Scientists have transmitted quantum keys across 120 kilometres — a distance that meaningfully closes the gap between quantum key distribution (QKD) lab demonstrations and practical deployment over existing fibre infrastructure. QKD's security guarantee is physics-based: any interception attempt disturbs the quantum state and is detectable in principle, which is a fundamentally different security model from computational hardness assumptions. The milestone matters because many previous long-distance QKD results relied on trusted relay nodes that reintroduced classical attack surface.
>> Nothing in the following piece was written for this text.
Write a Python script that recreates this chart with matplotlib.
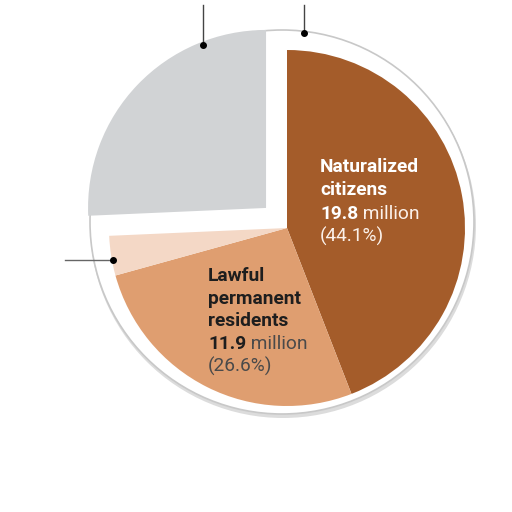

For practitioners navigating the post-quantum transition, QKD and NIST's PQC standards are complementary rather than competing tracks — and results like this suggest the former is moving from theoretical to deployable faster than most roadmaps assumed.


/dev/random

A post making the rounds argues that local AI should be the default — not the exception — with the core thesis being that routing your queries through a third-party cloud inference endpoint is, functionally, handing an unknown third party a transcript of everything you're thinking about. It's the kind of argument that sounds slightly paranoid until you remember that "send all your documents to our servers for processing" was also once considered normal groupware behaviour. The irony is that the same SDR-wielding, pickle-deserialising, web-shell-uploading threat landscape covered above is what makes centralised AI infrastructure an increasingly interesting target. Local inference isn't perfect security — but it does keep your threat model pleasingly simple.